Cinquième partie Avec son titre « Quelles voies possibles pour un renouveau », qui tient en moins de dix pages, cette partie montre cependant que du côté des CEMEA et de la Ligue de l’Enseignement, des innovations transnationales destinées à la jeunesse ont été construites avec leurs homologues étrangers. La conclusion est également très brève.
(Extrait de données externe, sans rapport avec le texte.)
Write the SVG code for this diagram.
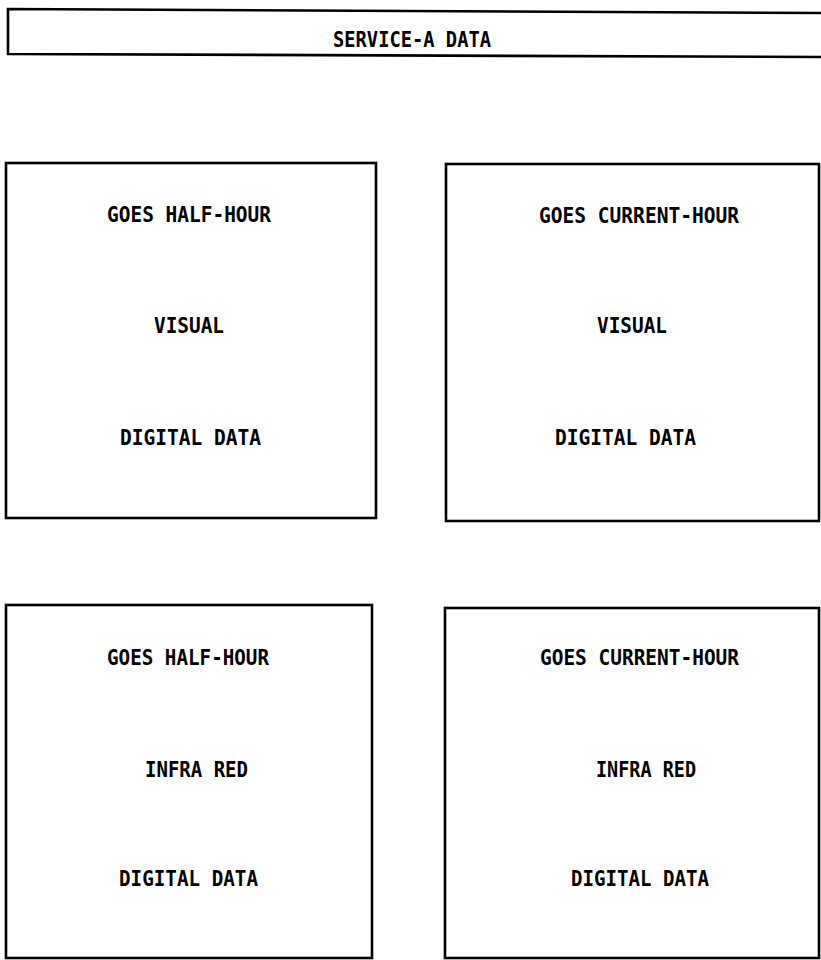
<svg xmlns="http://www.w3.org/2000/svg" width="821" height="960" viewBox="0 0 821 960">
<style>
.box{fill:#fff;stroke:#000;stroke-width:2.6}
.t{font-family:"DejaVu Sans Mono","Liberation Mono",monospace;font-weight:bold;font-size:21px;fill:#000}
</style>
<rect width="821" height="960" fill="#fff"/>
<g id="service-a">
<path class="box" d="M8 9 L823 13 L823 57 L8 54 Z"/>
<text class="t" x="333" y="47" textLength="158" lengthAdjust="spacingAndGlyphs" font-size="22">SERVICE-A DATA</text>
</g>
<g id="half-hour-visual">
<rect class="box" x="6" y="163" width="370" height="355"/>
<text class="t" x="107" y="222" textLength="164" lengthAdjust="spacingAndGlyphs">GOES HALF-HOUR</text>
<text class="t" x="154" y="333" textLength="70" lengthAdjust="spacingAndGlyphs">VISUAL</text>
<text class="t" x="120" y="445" textLength="141" lengthAdjust="spacingAndGlyphs">DIGITAL DATA</text>
</g>
<g id="current-hour-visual">
<rect class="box" x="446" y="164" width="373" height="357"/>
<text class="t" x="539" y="223" textLength="200" lengthAdjust="spacingAndGlyphs">GOES CURRENT-HOUR</text>
<text class="t" x="597" y="333" textLength="70" lengthAdjust="spacingAndGlyphs">VISUAL</text>
<text class="t" x="555" y="445" textLength="141" lengthAdjust="spacingAndGlyphs">DIGITAL DATA</text>
</g>
<g id="half-hour-infrared">
<rect class="box" x="6" y="605" width="366" height="353"/>
<text class="t" x="107" y="665" textLength="162" lengthAdjust="spacingAndGlyphs">GOES HALF-HOUR</text>
<text class="t" x="145" y="777" textLength="103" lengthAdjust="spacingAndGlyphs">INFRA RED</text>
<text class="t" x="119" y="886" textLength="139" lengthAdjust="spacingAndGlyphs">DIGITAL DATA</text>
</g>
<g id="current-hour-infrared">
<rect class="box" x="445" y="608" width="374" height="350"/>
<text class="t" x="540" y="665" textLength="199" lengthAdjust="spacingAndGlyphs">GOES CURRENT-HOUR</text>
<text class="t" x="596" y="777" textLength="100" lengthAdjust="spacingAndGlyphs">INFRA RED</text>
<text class="t" x="571" y="886" textLength="138" lengthAdjust="spacingAndGlyphs">DIGITAL DATA</text>
</g>
<g id="connectors"></g>
</svg>
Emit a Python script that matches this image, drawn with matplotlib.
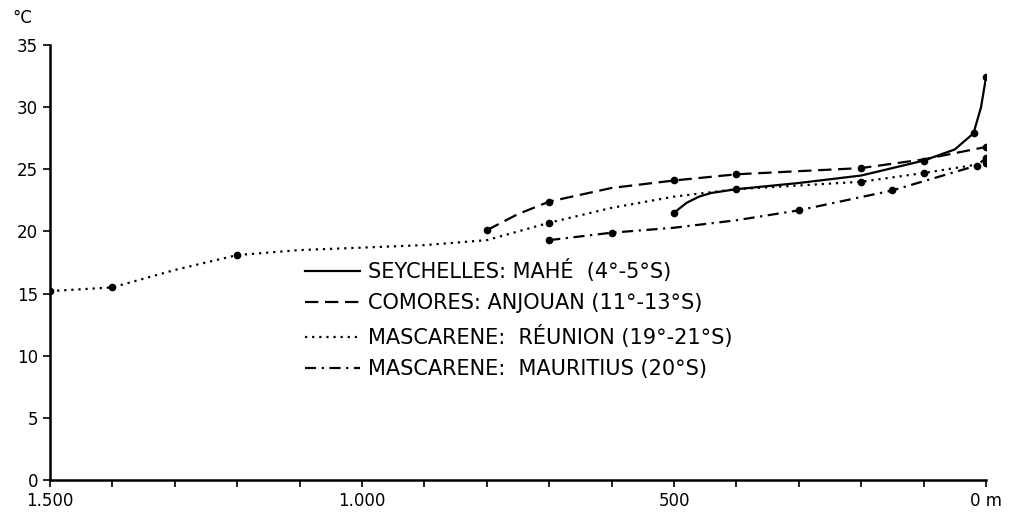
import numpy as np
import matplotlib
matplotlib.use('Agg')
import matplotlib.pyplot as plt

# depth (m) and temperature (deg C)
# traced curve positions, markers only on measured points
mahe_depth = [500, 480, 460, 440, 400, 300, 200, 100, 50, 20, 8, 0]
mahe_temp = [21.5, 22.3, 22.8, 23.1, 23.4, 23.9, 24.5, 25.7, 26.6, 27.9, 30.0, 32.4]
mahe_mark_depth = [500, 400, 100, 20, 0]
mahe_mark_temp = [21.5, 23.4, 25.7, 27.9, 32.4]

anjouan_depth = [800, 750, 700, 600, 500, 400, 200, 100, 0]
anjouan_temp = [20.1, 21.4, 22.4, 23.5, 24.1, 24.6, 25.1, 25.8, 26.8]
anjouan_mark_depth = [800, 700, 500, 400, 200, 0]
anjouan_mark_temp = [20.1, 22.4, 24.1, 24.6, 25.1, 26.8]

reunion_depth = [1500, 1400, 1300, 1200, 1100, 1000, 900, 800, 700, 600, 500, 400, 200, 100, 0]
reunion_temp = [15.2, 15.5, 16.9, 18.1, 18.5, 18.7, 18.9, 19.3, 20.7, 21.9, 22.8, 23.4, 24.0, 24.7, 25.5]
reunion_mark_depth = [1500, 1400, 1200, 700, 200, 100, 0]
reunion_mark_temp = [15.2, 15.5, 18.1, 20.7, 24.0, 24.7, 25.5]

mauritius_depth = [700, 600, 500, 400, 300, 150, 15, 0]
mauritius_temp = [19.3, 19.9, 20.3, 20.9, 21.7, 23.3, 25.3, 25.9]
mauritius_mark_depth = [700, 600, 300, 150, 15, 0]
mauritius_mark_temp = [19.3, 19.9, 21.7, 23.3, 25.3, 25.9]

labels = ['SEYCHELLES: MAHÉ  (4°-5°S)',
          'COMORES: ANJOUAN (11°-13°S)',
          'MASCARENE:  RÉUNION (19°-21°S)',
          'MASCARENE:  MAURITIUS (20°S)']

fig = plt.figure(figsize=(10.14, 5.2), dpi=100)
ax = fig.add_axes([0.0493, 0.0769, 0.9231, 0.8365])

lw = 1.6
l1, = ax.plot(mahe_depth, mahe_temp, color='black', lw=lw, ls='-')
l2, = ax.plot(anjouan_depth, anjouan_temp, color='black', lw=lw, ls=(0, (6, 3)))
l3, = ax.plot(reunion_depth, reunion_temp, color='black', lw=lw, ls=(0, (1, 2.2)))
l4, = ax.plot(mauritius_depth, mauritius_temp, color='black', lw=lw, ls=(0, (5, 2.5, 1, 2.5)))

for d, t in [(mahe_mark_depth, mahe_mark_temp), (anjouan_mark_depth, anjouan_mark_temp),
             (reunion_mark_depth, reunion_mark_temp), (mauritius_mark_depth, mauritius_mark_temp)]:
    ax.plot(d, t, 'o', color='black', ms=4.5, ls='none')

ax.set_xlim(1500, 0)
ax.set_ylim(0, 35)
ax.spines['top'].set_visible(False)
ax.spines['right'].set_visible(False)
ax.spines['left'].set_linewidth(1.8)
ax.spines['bottom'].set_linewidth(1.8)

xt = np.arange(1500, -1, -100)
ax.set_xticks(xt)
xl = {1500: '1.500', 1000: '1.000', 500: '500', 0: '0 m'}
ax.set_xticklabels([xl.get(v, '') for v in xt], fontsize=11)
ax.set_yticks(range(0, 36, 5))
ax.tick_params(axis='both', direction='out', length=5, width=1.2, labelsize=12)

fig.text(0.012, 0.965, '°C', fontsize=12, va='center')

fig.legend([l1, l2, l3, l4], labels, loc='upper left',
           bbox_to_anchor=(0.282, 0.538), frameon=False, fontsize=15,
           handlelength=2.65, handletextpad=0.4, labelspacing=0.55)

fig.savefig('out.png', dpi=100)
En conclusion de cette recension, puisque la quatrième de couverture signale qu’André Decamp prépare une thèse de doctorat de l’Université libre de Bruxelles, on remarque que cet ouvrage contient des développements intéressants fondés sur l’expérience de l’auteur, mais qui sont desservis par un trop grand nombre de citations ou de verbatims issus de l’enquête, beaucoup trop longs, qui diluent complétement l’argumentation de l’auteur. Celle-ci semble parfois se résumer au regret de l’âge d’or et à l’anathème du grand Satan, alternativement : le managérialisme, le « New Public Management », l’entreprise sociale, l’économie, les outils de gestion, le modèle socio-économique, le droit européen... Il semble que l’auteur a mis souvent bout à bout les très nombreuses notes de lectures préparatoires à sa future thèse, parfois contradictoires, et qu’il reprend aussi ses propres articles sans mise à jour.
Enfin, ce livre se place toujours du côté de l’offre de services par les centres sociaux, sans considération pour la demande des ménages et son évolution. Il manque manifestement une réflexion sur l’évolution des publics auxquels s’adressent les centres sociaux à une époque où les cadres deviennent plus nombreux que les ouvriers,  et où la jeunesse est née avec le digital. La redevabilité des associations à l’égard de l’argent public reçu exige aussi que leur efficacité et leur efficience soient supérieures à celles du même service rendu par le secteur public ou par des entreprises lucratives.